Foundations of Inner Worship
Ezra 3:12 - A Neville Goddard interpretation
Read Ezra 3 in context
Scripture Focus
Biblical Context
Ezra 3:12 contrasts the old temple memory with the new foundation laid, showing how emotion attends worship as memory and anticipation. The scene reveals inner states as present forces shaping a life of devotion.
Neville's Inner Vision
These ancient witnesses are not dead memories but living states of consciousness in you. The men who wept for the first house are the persisted memory of loss; their tears are energy you still carry in your imagination. The joyous shouts are the birth of a new possibility, the foundation you now lay in your own soul. When the foundation is laid before their eyes, you are witnessing your present act of imagining: you choose the vibration by which you inhabit the house you call worship. The old house is not a place; it is a worn identity you have outgrown. The new house is the consciousness you are actively forming right now with an inner decision.

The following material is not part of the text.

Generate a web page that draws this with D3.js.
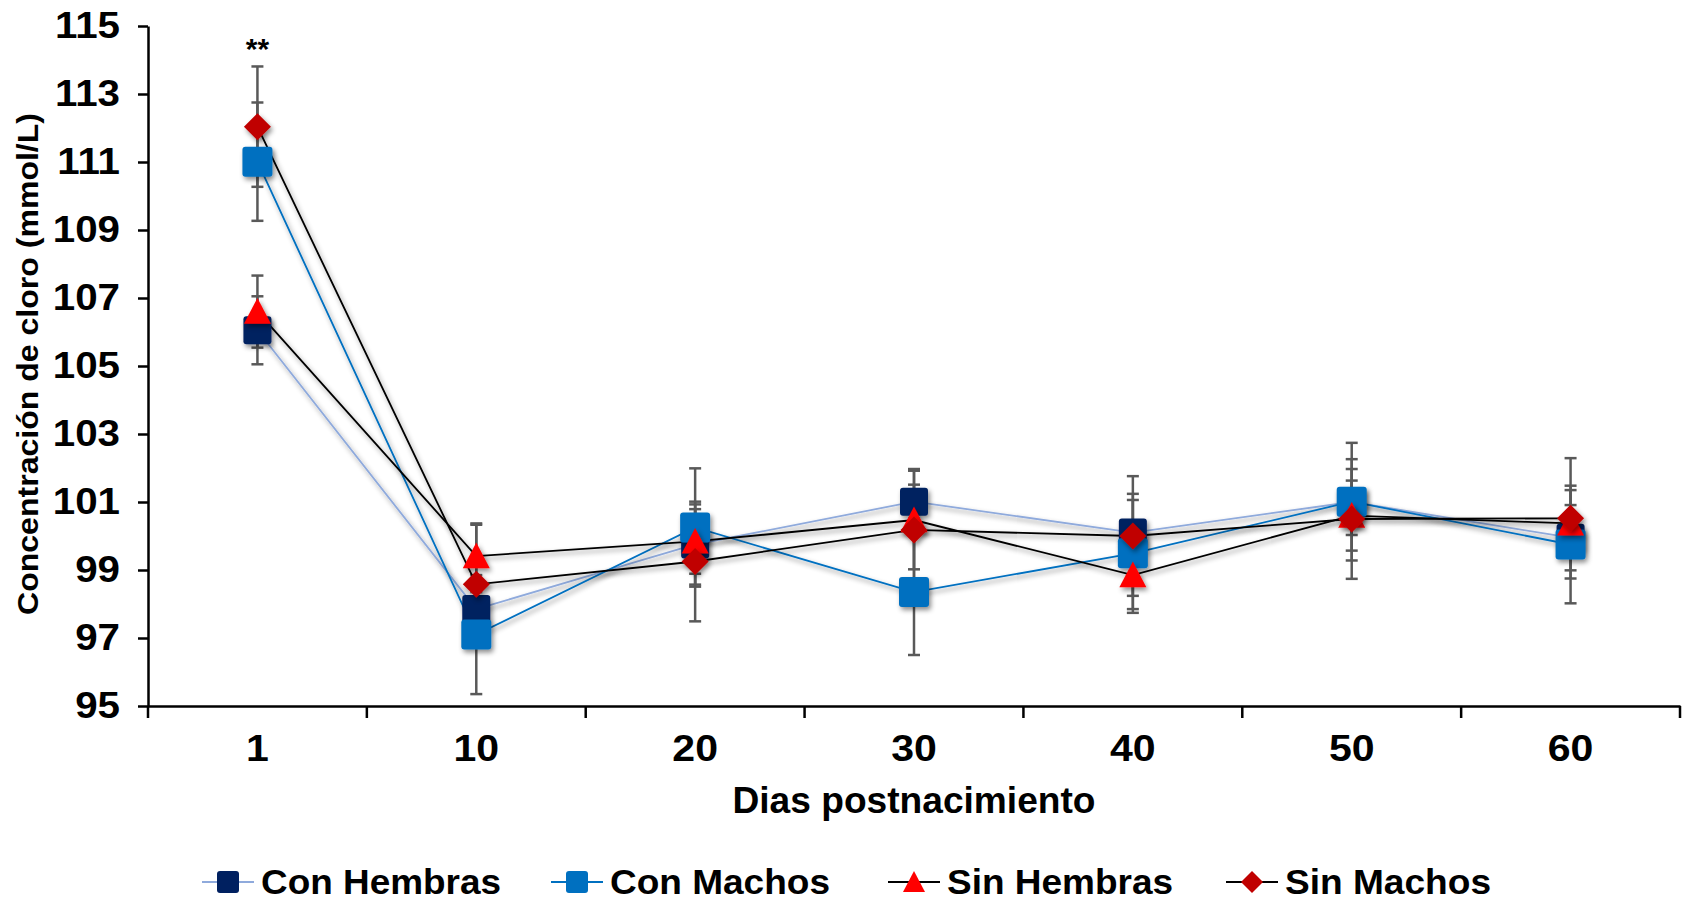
<!DOCTYPE html>
<html>
<head>
<meta charset="utf-8">
<title>Concentración de cloro</title>
<script src="https://cdn.jsdelivr.net/npm/d3@7"></script>
<style>
  body { margin: 0; background: #fff; }
  svg { font-family: "Liberation Sans", Arial, sans-serif; }
  .axis text { font-weight: bold; fill: #000; }
  .axis path, .axis line { stroke: #000; stroke-width: 2.5px; }
</style>
</head>
<body>
<svg id="chart" width="1685" height="902"></svg>
<script>
// data
var days = ["1", "10", "20", "30", "40", "50", "60"];
var yTicks = [95, 97, 99, 101, 103, 105, 107, 109, 111, 113, 115];

var conHembras    = [106.05, 97.85, 99.75, 101.01, 100.1, 101.0, 99.95];
var conHembrasErr = [1.0, 0.5, 1.18, 0.5, 0.96, 0.97, 0.96];
var conMachos     = [111.01, 97.1, 100.25, 98.35, 99.49, 101.01, 99.75];
var conMachosErr  = [1.74, 1.75, 1.74, 1.85, 1.75, 1.73, 1.73];
var sinHembras    = [106.6, 99.41, 99.84, 100.47, 98.85, 100.6, 100.37];
var sinHembrasErr = [1.06, 0.96, 0.95, 1.45, 1.0, 1.03, 0.98];
var sinMachos     = [112.04, 98.58, 99.25, 100.18, 100.0, 100.5, 100.52];
var sinMachosErr  = [1.77, 1.75, 1.76, 1.79, 1.76, 1.76, 1.77];

var series = [
  {name: "Con Hembras", values: conHembras, err: conHembrasErr, shape: "square", size: 28, fill: "#002060", line: "#8faadc"},
  {name: "Con Machos", values: conMachos, err: conMachosErr, shape: "square", size: 30, fill: "#0070c0", line: "#0070c0"},
  {name: "Sin Hembras", values: sinHembras, err: sinHembrasErr, shape: "triangle", size: 27, fill: "#ff0000", line: "#000000"},
  {name: "Sin Machos", values: sinMachos, err: sinMachosErr, shape: "diamond", size: 27, fill: "#c00000", line: "#000000"}
];

var svg = d3.select("#chart");

var defs = svg.append("defs");
var f = defs.append("filter").attr("id", "shadow")
  .attr("x", "-50%").attr("y", "-50%").attr("width", "200%").attr("height", "200%");
f.append("feDropShadow").attr("dx", 2).attr("dy", 3).attr("stdDeviation", 2.5)
  .attr("flood-color", "#000").attr("flood-opacity", 0.45);

var x = d3.scaleBand().domain(days).range([148, 1680]);
var y = d3.scaleLinear().domain([95, 115]).range([706, 26]);
var cx = function (i) { return x(days[i]) + x.bandwidth() / 2; };

// the original labels are a bit wider than the font
function widen(sel, k) {
  sel.each(function () {
    var w = this.getComputedTextLength();
    d3.select(this).attr("textLength", w * k).attr("lengthAdjust", "spacingAndGlyphs");
  });
}

// y axis
var yAxis = svg.append("g").attr("class", "axis")
  .attr("transform", "translate(148,0)")
  .call(d3.axisLeft(y).tickValues(yTicks).tickSize(10).tickSizeOuter(0).tickPadding(18));
yAxis.selectAll("text").style("font-size", "36px").call(widen, 1.12);

// x axis: labels centred, ticks at category boundaries
var xAxis = svg.append("g").attr("class", "axis")
  .attr("transform", "translate(0,706)")
  .call(d3.axisBottom(x).tickSize(0).tickSizeOuter(0).tickPadding(29));
xAxis.selectAll("text").style("font-size", "36px").call(widen, 1.14);
xAxis.selectAll(".bound")
  .data([days[0]].concat(days))
  .enter().append("line")
  .attr("x1", function (d, i) { return i === 0 ? x(d) : x(d) + x.bandwidth(); })
  .attr("x2", function (d, i) { return i === 0 ? x(d) : x(d) + x.bandwidth(); })
  .attr("y1", 0).attr("y2", 12)
  .attr("stroke", "#000").attr("stroke-width", 2.5);

// axis titles
svg.append("text")
  .attr("x", 914).attr("y", 813)
  .attr("text-anchor", "middle")
  .attr("textLength", 363).attr("lengthAdjust", "spacingAndGlyphs")
  .style("font-size", "36px").style("font-weight", "bold")
  .text("Dias postnacimiento");

svg.append("text")
  .attr("transform", "translate(38,364) rotate(-90)")
  .attr("text-anchor", "middle")
  .attr("textLength", 502).attr("lengthAdjust", "spacingAndGlyphs")
  .style("font-size", "29px").style("font-weight", "bold")
  .text("Concentración de cloro (mmol/L)");

// error bars
series.forEach(function (s) {
  var g = svg.append("g");
  s.values.forEach(function (v, i) {
    var top = y(v + s.err[i]), bot = y(v - s.err[i]), xc = cx(i);
    g.append("line").attr("x1", xc).attr("x2", xc).attr("y1", top).attr("y2", bot)
      .attr("stroke", "#595959").attr("stroke-width", 2.5);
    [top, bot].forEach(function (yy) {
      g.append("line").attr("x1", xc - 6).attr("x2", xc + 6).attr("y1", yy).attr("y2", yy)
        .attr("stroke", "#595959").attr("stroke-width", 2.5);
    });
  });
});

var line = d3.line().x(function (d, i) { return cx(i); }).y(function (d) { return y(d); });

function markerPath(shape, size) {
  var h = size / 2;
  if (shape === "triangle") return "M0," + (-h) + "L" + h + "," + h * 0.9 + "L" + (-h) + "," + h * 0.9 + "Z";
  if (shape === "diamond") return "M0," + (-h) + "L" + h + ",0L0," + h + "L" + (-h) + ",0Z";
  return null;
}

function drawMarker(g, s, xc, yc, size) {
  if (s.shape === "square") {
    g.append("rect").attr("x", xc - size / 2).attr("y", yc - size / 2)
      .attr("width", size).attr("height", size).attr("rx", 3)
      .attr("fill", s.fill);
  } else {
    g.append("path").attr("d", markerPath(s.shape, size))
      .attr("transform", "translate(" + xc + "," + yc + ")")
      .attr("fill", s.fill);
  }
}

// lines and markers
series.forEach(function (s) {
  svg.append("path").datum(s.values)
    .attr("d", line).attr("fill", "none")
    .attr("stroke", s.line).attr("stroke-width", 1.8)
    .attr("filter", "url(#shadow)");
});
series.forEach(function (s) {
  var g = svg.append("g").attr("filter", "url(#shadow)");
  s.values.forEach(function (v, i) { drawMarker(g, s, cx(i), y(v), s.size); });
});

// significance mark
svg.append("text")
  .attr("x", cx(0)).attr("y", 59)
  .attr("text-anchor", "middle")
  .style("font-size", "30px").style("font-weight", "bold")
  .text("**");

// legend
var legendX = [228, 577, 914, 1252];
var legendW = [240, 220, 226, 206];
series.forEach(function (s, i) {
  var g = svg.append("g").attr("transform", "translate(" + legendX[i] + ",882)");
  g.append("line").attr("x1", -26).attr("x2", 26).attr("y1", 0).attr("y2", 0)
    .attr("stroke", s.line).attr("stroke-width", 1.8);
  drawMarker(g, s, 0, 0, 22);
  g.append("text").attr("x", 33).attr("y", 12)
    .attr("textLength", legendW[i]).attr("lengthAdjust", "spacingAndGlyphs")
    .style("font-size", "35px").style("font-weight", "bold")
    .text(s.name);
});
</script>
</body>
</html>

God, the I AM, does not dwell somewhere else; God is the awareness that witnesses both weeping and shouting. By aligning with the feeling of the wish fulfilled—seeing the foundation complete, feeling gratitude, dwelling in the sense of assurance—you erase the power of past forms and invite the living temple to arise. Every emotional tension between memory and joy is the inner weather that clears as you accept the new state.
Practice This Now
Close your eyes and imagine the foundation being laid for a new inner temple within you; feel the joy of completion as an already-existent fact. Then release the old memories of the past temple and enter the present I AM as your dwelling place.